*DATA PROVIDED:*
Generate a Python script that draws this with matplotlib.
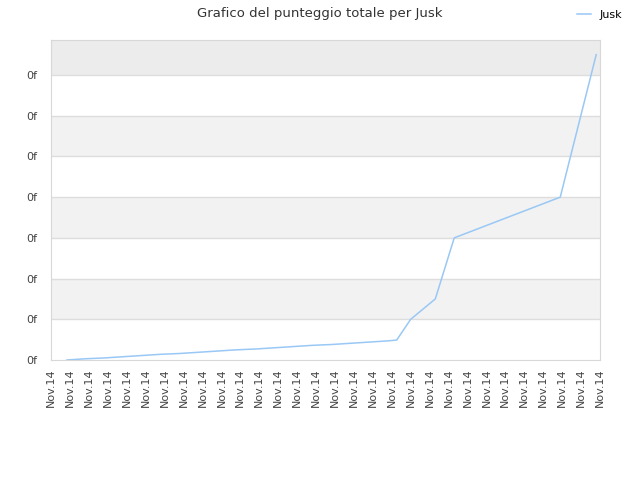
import matplotlib.pyplot as plt

# Daten
x_pos = [0.84, 1.8, 2.8, 3.8, 4.8, 5.8, 6.8, 7.8, 8.8, 9.8, 10.8, 11.8, 12.8,
         13.8, 14.8, 15.8, 16.8, 17.8, 18.26, 19.0, 20.3, 21.3, 26.9, 28.8]
punteggio = [0, 0.03, 0.05, 0.08, 0.11, 0.14, 0.16, 0.19, 0.22, 0.25, 0.27,
             0.30, 0.33, 0.36, 0.38, 0.41, 0.44, 0.47, 0.49, 1.0, 1.5, 3.0,
             4.0, 7.5]
x_ticks = list(range(30))
x_labels = ['Nov.14'] * 30
y_ticks = list(range(8))
y_labels = ['0f'] * 8

fig = plt.figure(figsize=(6.4, 4.8), dpi=100)
ax = fig.add_axes([51 / 640, 120 / 480, 549 / 640, 320 / 480])

ymax = 7.86
# abwechselnde Hintergrundbänder
for i in range(8):
    top = min(i + 1, ymax)
    if i % 2 == 1:
        col = '#ececec' if i == 7 else '#f2f2f2'
        ax.axhspan(i, top, color=col, zorder=0, lw=0)
for y in y_ticks[1:]:
    ax.axhline(y, color='#dddddd', lw=1, zorder=1)

ax.plot(x_pos, punteggio, color='#99c8f5', lw=1.1, label='Jusk', zorder=3)

ax.set_xlim(0, 29)
ax.set_ylim(0, ymax)
ax.set_xticks(x_ticks)
ax.set_xticklabels(x_labels, rotation=90, fontsize=8, color='#444444')
ax.set_yticks(y_ticks)
ax.set_yticklabels(y_labels, fontsize=8, color='#444444')
ax.tick_params(axis='y', length=0, pad=10)
ax.tick_params(axis='x', length=0, pad=6)
for s in ax.spines.values():
    s.set_color('#d8d8d8')

fig.suptitle('Grafico del punteggio totale per Jusk', fontsize=9.5,
             color='#333333', y=0.985)
fig.legend(loc='upper right', bbox_to_anchor=(0.988, 1.0), frameon=False,
           fontsize=8, handlelength=1.2)

fig.savefig('out.png', dpi=100)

*SHORT TASK:* Leave the pictures out and copy the rest of the data exactly.

*COMPLETE RESPONSE:*
Generate a Python script that draws this with matplotlib.
import matplotlib.pyplot as plt

# Daten
x_pos = [0.84, 1.8, 2.8, 3.8, 4.8, 5.8, 6.8, 7.8, 8.8, 9.8, 10.8, 11.8, 12.8,
         13.8, 14.8, 15.8, 16.8, 17.8, 18.26, 19.0, 20.3, 21.3, 26.9, 28.8]
punteggio = [0, 0.03, 0.05, 0.08, 0.11, 0.14, 0.16, 0.19, 0.22, 0.25, 0.27,
             0.30, 0.33, 0.36, 0.38, 0.41, 0.44, 0.47, 0.49, 1.0, 1.5, 3.0,
             4.0, 7.5]
x_ticks = list(range(30))
x_labels = ['Nov.14'] * 30
y_ticks = list(range(8))
y_labels = ['0f'] * 8

fig = plt.figure(figsize=(6.4, 4.8), dpi=100)
ax = fig.add_axes([51 / 640, 120 / 480, 549 / 640, 320 / 480])

ymax = 7.86
# abwechselnde Hintergrundbänder
for i in range(8):
    top = min(i + 1, ymax)
    if i % 2 == 1:
        col = '#ececec' if i == 7 else '#f2f2f2'
        ax.axhspan(i, top, color=col, zorder=0, lw=0)
for y in y_ticks[1:]:
    ax.axhline(y, color='#dddddd', lw=1, zorder=1)

ax.plot(x_pos, punteggio, color='#99c8f5', lw=1.1, label='Jusk', zorder=3)

ax.set_xlim(0, 29)
ax.set_ylim(0, ymax)
ax.set_xticks(x_ticks)
ax.set_xticklabels(x_labels, rotation=90, fontsize=8, color='#444444')
ax.set_yticks(y_ticks)
ax.set_yticklabels(y_labels, fontsize=8, color='#444444')
ax.tick_params(axis='y', length=0, pad=10)
ax.tick_params(axis='x', length=0, pad=6)
for s in ax.spines.values():
    s.set_color('#d8d8d8')

fig.suptitle('Grafico del punteggio totale per Jusk', fontsize=9.5,
             color='#333333', y=0.985)
fig.legend(loc='upper right', bbox_to_anchor=(0.988, 1.0), frameon=False,
           fontsize=8, handlelength=1.2)

fig.savefig('out.png', dpi=100)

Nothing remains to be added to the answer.